----- Given information

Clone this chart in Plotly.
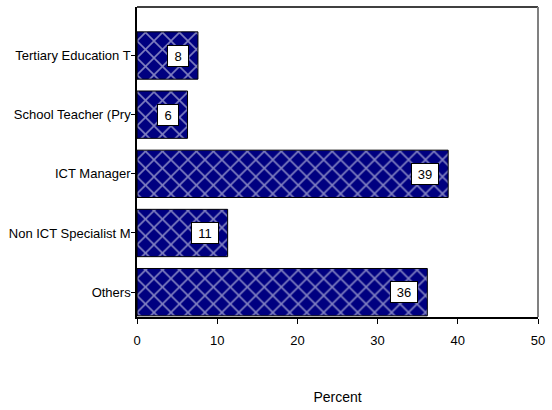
import plotly.graph_objects as go

# Occupation categories (bottom to top) and their share in percent
categories = ["Others", "Non ICT Specialist M", "ICT Manager", "School Teacher (Pry", "Tertiary Education T"]
percent = [36.2, 11.3, 38.8, 6.3, 7.6]
x_ticks = [0, 10, 20, 30, 40, 50]

FONT = "Liberation Sans, Arial"

fig = go.Figure(
    go.Bar(
        y=categories,
        x=percent,
        orientation="h",
        width=0.8,
        marker=dict(
            color="#000080",
            line=dict(color="black", width=1),
            pattern=dict(shape="x", bgcolor="#000080", fgcolor="white",
                         size=12, solidity=0.25, fillmode="overlay"),
        ),
        hoverinfo="x+y",
    )
)

# value labels in white boxes near the bar ends
for cat, val in zip(categories, percent):
    fig.add_annotation(
        x=val, y=cat, text=f"{val:.0f}", showarrow=False,
        xanchor="right", xshift=-9,
        bgcolor="white", bordercolor="black", borderwidth=1, borderpad=2,
        width=16 if val < 10 else 22, height=16,
        font=dict(family=FONT, size=13, color="black"),
    )

# top and right frame lines
fig.add_shape(type="line", xref="paper", yref="paper", x0=0, x1=1, y0=1, y1=1,
              line=dict(color="black", width=1.5))
fig.add_shape(type="line", xref="paper", yref="paper", x0=1, x1=1, y0=0, y1=1,
              line=dict(color="#808080", width=2))

fig.update_layout(
    width=552, height=410,
    margin=dict(l=137, r=10, t=7, b=90),
    plot_bgcolor="white", paper_bgcolor="white",
    font=dict(family=FONT, size=13, color="black"),
    showlegend=False,
    bargap=0.2,
)
fig.update_xaxes(
    range=[0, 50], tickvals=x_ticks, ticktext=[str(t) for t in x_ticks],
    showgrid=False, zeroline=False,
    showline=True, linecolor="black", linewidth=1.5,
    ticks="outside", ticklen=5, tickcolor="black", ticklabelstandoff=6,
    tickfont=dict(size=13),
    title=dict(text="Percent", font=dict(size=14), standoff=45),
)
fig.update_yaxes(
    categoryorder="array", categoryarray=categories,
    range=[-0.42, 4.82],
    showgrid=False, zeroline=False,
    showline=True, linecolor="black", linewidth=1.5,
    ticks="outside", ticklen=4, tickcolor="black", ticklabelstandoff=-2,
    tickfont=dict(size=13),
)

fig.write_html("out.html")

----------

> [Objective]:
Reproduce each line word for word and drop the pictures.

> [Task output]:
Clone this chart in Plotly.
import plotly.graph_objects as go

# Occupation categories (bottom to top) and their share in percent
categories = ["Others", "Non ICT Specialist M", "ICT Manager", "School Teacher (Pry", "Tertiary Education T"]
percent = [36.2, 11.3, 38.8, 6.3, 7.6]
x_ticks = [0, 10, 20, 30, 40, 50]

FONT = "Liberation Sans, Arial"

fig = go.Figure(
    go.Bar(
        y=categories,
        x=percent,
        orientation="h",
        width=0.8,
        marker=dict(
            color="#000080",
            line=dict(color="black", width=1),
            pattern=dict(shape="x", bgcolor="#000080", fgcolor="white",
                         size=12, solidity=0.25, fillmode="overlay"),
        ),
        hoverinfo="x+y",
    )
)

# value labels in white boxes near the bar ends
for cat, val in zip(categories, percent):
    fig.add_annotation(
        x=val, y=cat, text=f"{val:.0f}", showarrow=False,
        xanchor="right", xshift=-9,
        bgcolor="white", bordercolor="black", borderwidth=1, borderpad=2,
        width=16 if val < 10 else 22, height=16,
        font=dict(family=FONT, size=13, color="black"),
    )

# top and right frame lines
fig.add_shape(type="line", xref="paper", yref="paper", x0=0, x1=1, y0=1, y1=1,
              line=dict(color="black", width=1.5))
fig.add_shape(type="line", xref="paper", yref="paper", x0=1, x1=1, y0=0, y1=1,
              line=dict(color="#808080", width=2))

fig.update_layout(
    width=552, height=410,
    margin=dict(l=137, r=10, t=7, b=90),
    plot_bgcolor="white", paper_bgcolor="white",
    font=dict(family=FONT, size=13, color="black"),
    showlegend=False,
    bargap=0.2,
)
fig.update_xaxes(
    range=[0, 50], tickvals=x_ticks, ticktext=[str(t) for t in x_ticks],
    showgrid=False, zeroline=False,
    showline=True, linecolor="black", linewidth=1.5,
    ticks="outside", ticklen=5, tickcolor="black", ticklabelstandoff=6,
    tickfont=dict(size=13),
    title=dict(text="Percent", font=dict(size=14), standoff=45),
)
fig.update_yaxes(
    categoryorder="array", categoryarray=categories,
    range=[-0.42, 4.82],
    showgrid=False, zeroline=False,
    showline=True, linecolor="black", linewidth=1.5,
    ticks="outside", ticklen=4, tickcolor="black", ticklabelstandoff=-2,
    tickfont=dict(size=13),
)

fig.write_html("out.html")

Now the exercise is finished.